Prototype Speed Is Only Part of the Equation
The development velocity advantage also has a downstream effect on investor readiness. Hardware investors assess two things at Series A: whether the product works and whether the production path is de-risked. A founder who has run six documented iteration cycles through qualified Chinese manufacturers – with material certs, dimensional reports, and supplier communication trails – is demonstrating production pathway understanding, not just prototype capability.

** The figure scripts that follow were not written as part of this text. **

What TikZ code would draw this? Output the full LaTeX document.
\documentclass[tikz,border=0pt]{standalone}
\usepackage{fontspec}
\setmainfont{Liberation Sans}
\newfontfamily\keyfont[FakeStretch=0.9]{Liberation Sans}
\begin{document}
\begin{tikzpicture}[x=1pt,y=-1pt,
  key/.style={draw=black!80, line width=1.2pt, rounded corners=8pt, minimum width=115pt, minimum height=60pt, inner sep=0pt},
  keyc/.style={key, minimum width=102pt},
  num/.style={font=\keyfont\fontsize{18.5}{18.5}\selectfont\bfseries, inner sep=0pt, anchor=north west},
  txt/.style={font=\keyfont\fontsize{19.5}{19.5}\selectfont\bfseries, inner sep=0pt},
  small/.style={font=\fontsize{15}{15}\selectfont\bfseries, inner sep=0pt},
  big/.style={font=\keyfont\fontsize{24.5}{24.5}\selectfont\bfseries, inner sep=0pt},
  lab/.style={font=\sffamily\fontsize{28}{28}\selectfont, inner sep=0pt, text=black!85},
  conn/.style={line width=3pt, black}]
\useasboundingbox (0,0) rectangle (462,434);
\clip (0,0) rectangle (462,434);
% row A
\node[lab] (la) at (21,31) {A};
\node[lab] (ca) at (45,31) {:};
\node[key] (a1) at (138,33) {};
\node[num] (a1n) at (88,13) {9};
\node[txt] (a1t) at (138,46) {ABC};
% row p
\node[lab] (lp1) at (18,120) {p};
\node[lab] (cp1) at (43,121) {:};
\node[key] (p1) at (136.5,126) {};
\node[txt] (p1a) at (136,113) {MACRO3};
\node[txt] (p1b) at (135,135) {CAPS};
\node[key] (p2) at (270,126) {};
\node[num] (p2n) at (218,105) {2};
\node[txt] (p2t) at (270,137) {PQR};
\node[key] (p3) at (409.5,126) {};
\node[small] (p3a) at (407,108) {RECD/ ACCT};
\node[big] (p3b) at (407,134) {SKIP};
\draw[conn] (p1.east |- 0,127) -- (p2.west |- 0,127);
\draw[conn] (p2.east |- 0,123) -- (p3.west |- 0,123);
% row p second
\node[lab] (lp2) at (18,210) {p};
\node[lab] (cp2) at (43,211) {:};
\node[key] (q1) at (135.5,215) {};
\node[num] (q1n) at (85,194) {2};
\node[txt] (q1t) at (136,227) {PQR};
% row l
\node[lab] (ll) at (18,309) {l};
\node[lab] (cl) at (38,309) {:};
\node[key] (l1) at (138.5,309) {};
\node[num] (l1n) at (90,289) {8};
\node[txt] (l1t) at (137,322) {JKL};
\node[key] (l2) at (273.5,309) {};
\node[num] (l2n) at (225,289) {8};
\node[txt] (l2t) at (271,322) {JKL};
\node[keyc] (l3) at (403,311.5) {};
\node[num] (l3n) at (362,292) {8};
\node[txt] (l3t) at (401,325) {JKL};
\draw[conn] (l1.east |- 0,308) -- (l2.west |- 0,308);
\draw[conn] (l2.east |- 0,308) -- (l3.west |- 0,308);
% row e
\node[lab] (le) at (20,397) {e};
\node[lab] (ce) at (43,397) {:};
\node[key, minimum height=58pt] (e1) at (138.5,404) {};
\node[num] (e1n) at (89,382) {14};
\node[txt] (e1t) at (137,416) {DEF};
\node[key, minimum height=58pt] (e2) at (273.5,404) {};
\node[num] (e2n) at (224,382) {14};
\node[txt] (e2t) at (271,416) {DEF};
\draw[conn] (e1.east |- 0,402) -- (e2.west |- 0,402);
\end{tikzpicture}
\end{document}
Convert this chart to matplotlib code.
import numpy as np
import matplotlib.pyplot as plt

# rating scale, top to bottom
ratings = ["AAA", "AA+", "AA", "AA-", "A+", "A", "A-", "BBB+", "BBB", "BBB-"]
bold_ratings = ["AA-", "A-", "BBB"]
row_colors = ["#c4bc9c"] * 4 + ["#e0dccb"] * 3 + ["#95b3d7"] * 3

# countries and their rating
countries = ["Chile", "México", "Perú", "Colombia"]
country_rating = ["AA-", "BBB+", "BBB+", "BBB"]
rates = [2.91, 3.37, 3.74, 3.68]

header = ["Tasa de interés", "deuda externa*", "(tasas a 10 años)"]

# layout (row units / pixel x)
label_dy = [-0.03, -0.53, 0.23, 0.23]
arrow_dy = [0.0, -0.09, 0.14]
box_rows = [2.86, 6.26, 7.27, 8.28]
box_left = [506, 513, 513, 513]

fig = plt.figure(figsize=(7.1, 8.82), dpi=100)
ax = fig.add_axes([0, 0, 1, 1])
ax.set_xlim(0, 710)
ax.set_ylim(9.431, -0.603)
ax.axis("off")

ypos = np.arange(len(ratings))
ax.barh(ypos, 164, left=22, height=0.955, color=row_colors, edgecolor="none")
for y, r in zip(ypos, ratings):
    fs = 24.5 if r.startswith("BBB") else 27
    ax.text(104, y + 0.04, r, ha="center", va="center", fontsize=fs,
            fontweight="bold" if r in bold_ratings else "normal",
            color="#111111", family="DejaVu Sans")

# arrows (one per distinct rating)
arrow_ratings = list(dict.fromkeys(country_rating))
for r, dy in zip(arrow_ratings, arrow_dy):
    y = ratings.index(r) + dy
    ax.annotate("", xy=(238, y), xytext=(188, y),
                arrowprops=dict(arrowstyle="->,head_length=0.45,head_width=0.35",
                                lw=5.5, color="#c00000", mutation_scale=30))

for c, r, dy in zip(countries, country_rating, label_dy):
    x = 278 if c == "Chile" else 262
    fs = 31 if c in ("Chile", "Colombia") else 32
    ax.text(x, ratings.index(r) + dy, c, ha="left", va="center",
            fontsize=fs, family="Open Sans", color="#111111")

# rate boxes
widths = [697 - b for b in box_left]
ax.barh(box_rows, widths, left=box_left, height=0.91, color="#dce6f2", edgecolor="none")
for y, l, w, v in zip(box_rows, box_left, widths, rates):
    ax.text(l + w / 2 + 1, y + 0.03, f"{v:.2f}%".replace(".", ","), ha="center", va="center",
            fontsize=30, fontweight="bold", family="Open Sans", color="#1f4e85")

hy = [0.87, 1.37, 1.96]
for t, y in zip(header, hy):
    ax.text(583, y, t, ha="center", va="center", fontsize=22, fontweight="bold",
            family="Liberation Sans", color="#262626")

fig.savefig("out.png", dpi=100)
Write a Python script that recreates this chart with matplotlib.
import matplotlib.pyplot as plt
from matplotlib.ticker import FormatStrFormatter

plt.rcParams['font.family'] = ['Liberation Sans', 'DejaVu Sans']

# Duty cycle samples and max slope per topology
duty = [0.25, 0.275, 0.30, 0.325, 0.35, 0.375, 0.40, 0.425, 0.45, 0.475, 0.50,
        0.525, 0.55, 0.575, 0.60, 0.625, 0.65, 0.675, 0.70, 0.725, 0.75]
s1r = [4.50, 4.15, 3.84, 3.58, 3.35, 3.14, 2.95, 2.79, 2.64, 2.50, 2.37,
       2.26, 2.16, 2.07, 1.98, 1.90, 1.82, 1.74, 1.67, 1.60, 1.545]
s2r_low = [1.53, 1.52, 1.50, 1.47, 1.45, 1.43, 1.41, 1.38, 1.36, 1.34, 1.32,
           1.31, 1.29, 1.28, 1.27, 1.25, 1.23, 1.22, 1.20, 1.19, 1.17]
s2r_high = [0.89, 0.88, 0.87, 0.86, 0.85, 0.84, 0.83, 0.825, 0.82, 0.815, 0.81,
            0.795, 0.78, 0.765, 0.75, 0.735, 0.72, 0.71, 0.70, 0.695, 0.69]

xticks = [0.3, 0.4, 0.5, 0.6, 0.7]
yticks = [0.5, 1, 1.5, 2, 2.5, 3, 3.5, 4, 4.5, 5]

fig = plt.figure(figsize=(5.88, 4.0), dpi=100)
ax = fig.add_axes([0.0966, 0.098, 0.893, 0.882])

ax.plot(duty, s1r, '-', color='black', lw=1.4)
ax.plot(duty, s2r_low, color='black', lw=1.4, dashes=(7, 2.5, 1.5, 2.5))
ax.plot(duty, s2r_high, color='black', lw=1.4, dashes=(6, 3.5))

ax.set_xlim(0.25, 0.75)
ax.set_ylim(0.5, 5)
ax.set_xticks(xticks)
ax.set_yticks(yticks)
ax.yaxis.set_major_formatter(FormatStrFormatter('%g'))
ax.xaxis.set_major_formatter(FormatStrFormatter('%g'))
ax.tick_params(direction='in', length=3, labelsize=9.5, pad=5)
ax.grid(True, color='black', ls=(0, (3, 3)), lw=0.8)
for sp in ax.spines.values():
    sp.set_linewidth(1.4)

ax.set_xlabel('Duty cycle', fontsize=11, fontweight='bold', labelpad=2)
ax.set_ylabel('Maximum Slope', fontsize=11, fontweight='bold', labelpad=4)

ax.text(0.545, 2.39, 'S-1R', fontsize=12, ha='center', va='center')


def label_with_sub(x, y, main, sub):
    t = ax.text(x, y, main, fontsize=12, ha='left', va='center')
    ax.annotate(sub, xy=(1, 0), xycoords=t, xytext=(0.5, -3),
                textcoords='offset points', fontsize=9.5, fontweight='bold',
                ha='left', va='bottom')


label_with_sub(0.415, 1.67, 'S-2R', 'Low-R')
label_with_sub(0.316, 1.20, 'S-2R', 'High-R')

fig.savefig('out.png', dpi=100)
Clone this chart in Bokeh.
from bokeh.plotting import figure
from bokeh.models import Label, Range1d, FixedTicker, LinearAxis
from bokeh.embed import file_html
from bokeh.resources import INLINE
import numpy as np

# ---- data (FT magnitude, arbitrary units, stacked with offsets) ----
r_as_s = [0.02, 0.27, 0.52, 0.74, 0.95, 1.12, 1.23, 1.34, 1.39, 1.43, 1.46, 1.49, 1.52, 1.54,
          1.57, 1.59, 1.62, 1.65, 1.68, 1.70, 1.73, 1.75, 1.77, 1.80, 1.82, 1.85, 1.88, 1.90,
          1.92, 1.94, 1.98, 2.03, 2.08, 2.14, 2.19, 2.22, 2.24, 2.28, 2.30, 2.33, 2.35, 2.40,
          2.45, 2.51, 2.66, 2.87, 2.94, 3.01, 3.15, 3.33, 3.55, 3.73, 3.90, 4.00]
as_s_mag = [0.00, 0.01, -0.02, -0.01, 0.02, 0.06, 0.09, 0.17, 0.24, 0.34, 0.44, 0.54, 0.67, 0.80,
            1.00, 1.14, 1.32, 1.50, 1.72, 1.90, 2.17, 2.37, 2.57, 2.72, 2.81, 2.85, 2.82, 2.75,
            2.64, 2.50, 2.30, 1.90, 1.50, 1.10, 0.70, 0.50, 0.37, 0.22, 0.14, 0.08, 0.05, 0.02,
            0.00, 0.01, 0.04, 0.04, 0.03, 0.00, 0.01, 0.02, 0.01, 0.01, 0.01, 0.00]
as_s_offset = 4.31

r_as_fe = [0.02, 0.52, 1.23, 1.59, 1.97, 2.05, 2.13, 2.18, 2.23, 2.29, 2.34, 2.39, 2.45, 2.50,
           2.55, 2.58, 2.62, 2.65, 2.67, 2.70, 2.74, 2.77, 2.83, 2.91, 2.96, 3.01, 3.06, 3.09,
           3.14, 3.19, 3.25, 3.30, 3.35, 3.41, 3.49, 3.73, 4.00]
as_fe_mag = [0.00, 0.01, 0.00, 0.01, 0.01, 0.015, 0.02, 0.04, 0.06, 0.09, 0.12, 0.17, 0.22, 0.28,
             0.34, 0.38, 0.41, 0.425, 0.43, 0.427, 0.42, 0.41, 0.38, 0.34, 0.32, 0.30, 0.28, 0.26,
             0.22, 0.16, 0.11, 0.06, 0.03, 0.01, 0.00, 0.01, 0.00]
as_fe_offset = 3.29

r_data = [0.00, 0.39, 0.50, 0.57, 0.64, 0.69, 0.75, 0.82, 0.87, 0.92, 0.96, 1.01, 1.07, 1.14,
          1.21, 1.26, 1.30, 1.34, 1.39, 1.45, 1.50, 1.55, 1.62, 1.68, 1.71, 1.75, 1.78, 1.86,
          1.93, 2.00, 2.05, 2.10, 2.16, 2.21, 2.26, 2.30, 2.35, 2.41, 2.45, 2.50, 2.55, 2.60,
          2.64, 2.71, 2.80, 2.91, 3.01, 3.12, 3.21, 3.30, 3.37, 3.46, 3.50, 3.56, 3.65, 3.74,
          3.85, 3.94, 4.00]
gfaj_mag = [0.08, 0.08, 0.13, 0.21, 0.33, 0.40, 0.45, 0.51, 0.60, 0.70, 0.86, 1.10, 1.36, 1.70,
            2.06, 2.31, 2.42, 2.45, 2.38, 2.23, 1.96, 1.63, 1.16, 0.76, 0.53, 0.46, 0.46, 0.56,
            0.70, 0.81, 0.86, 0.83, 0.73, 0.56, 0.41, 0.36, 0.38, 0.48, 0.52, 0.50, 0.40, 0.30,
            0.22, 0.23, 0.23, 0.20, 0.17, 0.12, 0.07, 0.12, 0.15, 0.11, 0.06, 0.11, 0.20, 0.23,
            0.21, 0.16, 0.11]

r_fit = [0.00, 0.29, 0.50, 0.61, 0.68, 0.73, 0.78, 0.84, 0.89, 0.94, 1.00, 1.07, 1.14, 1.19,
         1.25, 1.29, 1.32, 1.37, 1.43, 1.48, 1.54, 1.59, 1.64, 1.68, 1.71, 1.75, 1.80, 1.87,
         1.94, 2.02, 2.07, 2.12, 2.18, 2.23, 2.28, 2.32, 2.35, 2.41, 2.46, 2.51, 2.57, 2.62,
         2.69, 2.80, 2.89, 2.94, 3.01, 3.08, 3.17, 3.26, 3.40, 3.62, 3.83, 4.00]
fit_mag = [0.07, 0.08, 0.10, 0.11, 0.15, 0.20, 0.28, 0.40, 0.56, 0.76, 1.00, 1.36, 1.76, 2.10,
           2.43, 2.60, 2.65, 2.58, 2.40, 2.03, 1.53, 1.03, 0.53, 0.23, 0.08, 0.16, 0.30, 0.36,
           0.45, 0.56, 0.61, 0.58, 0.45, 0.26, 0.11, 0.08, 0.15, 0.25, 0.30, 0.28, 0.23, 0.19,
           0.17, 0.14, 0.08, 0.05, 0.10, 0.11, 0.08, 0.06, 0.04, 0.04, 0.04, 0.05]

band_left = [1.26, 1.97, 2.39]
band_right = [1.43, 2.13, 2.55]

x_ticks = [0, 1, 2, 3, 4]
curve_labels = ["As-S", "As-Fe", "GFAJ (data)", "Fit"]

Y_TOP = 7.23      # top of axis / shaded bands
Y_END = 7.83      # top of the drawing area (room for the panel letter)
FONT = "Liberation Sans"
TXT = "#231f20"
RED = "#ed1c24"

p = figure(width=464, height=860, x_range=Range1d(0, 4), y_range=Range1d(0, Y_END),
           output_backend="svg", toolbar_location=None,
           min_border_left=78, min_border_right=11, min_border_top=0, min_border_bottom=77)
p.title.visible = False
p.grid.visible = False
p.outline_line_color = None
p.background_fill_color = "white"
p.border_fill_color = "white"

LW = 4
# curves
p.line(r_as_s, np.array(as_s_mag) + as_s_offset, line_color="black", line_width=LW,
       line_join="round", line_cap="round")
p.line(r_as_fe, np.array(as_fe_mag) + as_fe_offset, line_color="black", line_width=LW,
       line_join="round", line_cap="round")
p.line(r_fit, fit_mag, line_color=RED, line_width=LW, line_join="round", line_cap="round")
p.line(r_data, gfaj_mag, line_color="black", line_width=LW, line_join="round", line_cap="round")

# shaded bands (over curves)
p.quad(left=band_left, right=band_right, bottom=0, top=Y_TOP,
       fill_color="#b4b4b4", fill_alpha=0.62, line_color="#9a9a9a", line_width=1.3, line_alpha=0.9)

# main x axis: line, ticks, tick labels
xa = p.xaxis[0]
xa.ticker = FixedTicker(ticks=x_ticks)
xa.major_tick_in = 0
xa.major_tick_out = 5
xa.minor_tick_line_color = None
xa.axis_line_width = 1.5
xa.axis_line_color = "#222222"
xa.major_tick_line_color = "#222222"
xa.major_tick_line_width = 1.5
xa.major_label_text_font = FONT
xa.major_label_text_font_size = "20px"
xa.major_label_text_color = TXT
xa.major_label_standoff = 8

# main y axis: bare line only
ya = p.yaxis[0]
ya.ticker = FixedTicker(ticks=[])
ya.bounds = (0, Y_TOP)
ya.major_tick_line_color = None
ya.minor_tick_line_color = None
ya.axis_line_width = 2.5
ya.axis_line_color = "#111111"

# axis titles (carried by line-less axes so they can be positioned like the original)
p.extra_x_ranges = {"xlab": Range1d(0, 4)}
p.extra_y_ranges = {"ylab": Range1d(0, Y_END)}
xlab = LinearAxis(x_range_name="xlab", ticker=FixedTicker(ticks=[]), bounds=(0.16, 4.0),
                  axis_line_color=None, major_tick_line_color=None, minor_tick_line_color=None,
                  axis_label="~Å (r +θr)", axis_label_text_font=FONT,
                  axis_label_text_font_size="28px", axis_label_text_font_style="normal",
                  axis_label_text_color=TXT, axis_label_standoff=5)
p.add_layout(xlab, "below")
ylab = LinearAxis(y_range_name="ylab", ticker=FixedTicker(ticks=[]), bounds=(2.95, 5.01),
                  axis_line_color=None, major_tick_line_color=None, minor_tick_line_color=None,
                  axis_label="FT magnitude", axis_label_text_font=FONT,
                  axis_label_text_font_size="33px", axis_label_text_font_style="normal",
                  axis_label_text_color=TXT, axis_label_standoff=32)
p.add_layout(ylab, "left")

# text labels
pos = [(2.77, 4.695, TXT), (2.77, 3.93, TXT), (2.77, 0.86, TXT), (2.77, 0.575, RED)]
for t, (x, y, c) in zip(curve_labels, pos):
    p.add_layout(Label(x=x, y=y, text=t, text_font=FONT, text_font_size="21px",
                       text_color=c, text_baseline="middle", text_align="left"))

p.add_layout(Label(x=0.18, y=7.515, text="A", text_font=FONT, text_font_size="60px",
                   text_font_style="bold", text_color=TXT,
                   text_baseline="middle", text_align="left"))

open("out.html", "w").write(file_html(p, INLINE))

The supplier relationships built during development are also useful at production scale. A factory that has machined three prototype revisions of a component understands the geometry, the tolerance-critical features, and the material preferences better than one seeing the drawing for the first time at production launch. Continuity from prototype to production, where it makes sense, eliminates a qualification cycle.
Trade-offs to Weigh Before Sourcing Prototypes from China
The development velocity advantage is real, but not every hardware founder’s situation benefits equally from China sourcing at prototype stage:
IP sensitivity – sharing CAD files with overseas factories requires confidence in the NDA arrangements in place. Founders with breakthrough mechanical innovations should evaluate IP protection mechanisms carefully before selecting a supplier. Platforms offering tiered NDA frameworks provide more structured protection than direct factory outreach with no formal agreement.
Drawing completeness – China sourcing surfaces any ambiguities in the technical drawing faster than domestic sourcing does, because communication relies more heavily on the written specification. 3D files alone are insufficient. Fully dimensioned 2D drawings with tolerance callouts and material specifications are essential to getting the part you designed.
Air freight dependence – the timeline numbers above assume air freight for the return shipment, which is appropriate at prototype batch sizes of 1 to 10 units. As volume grows into early production runs, freight mode shifts and transit time reappears in the schedule. This is a planning consideration for founders transitioning from prototype to pilot production.
Supplier continuity to production – the factory optimised for fast prototype turnaround may not be the same factory optimised for production-scale economics and quality systems. Early-stage founders should treat prototype sourcing and production sourcing as related but separate supplier decisions.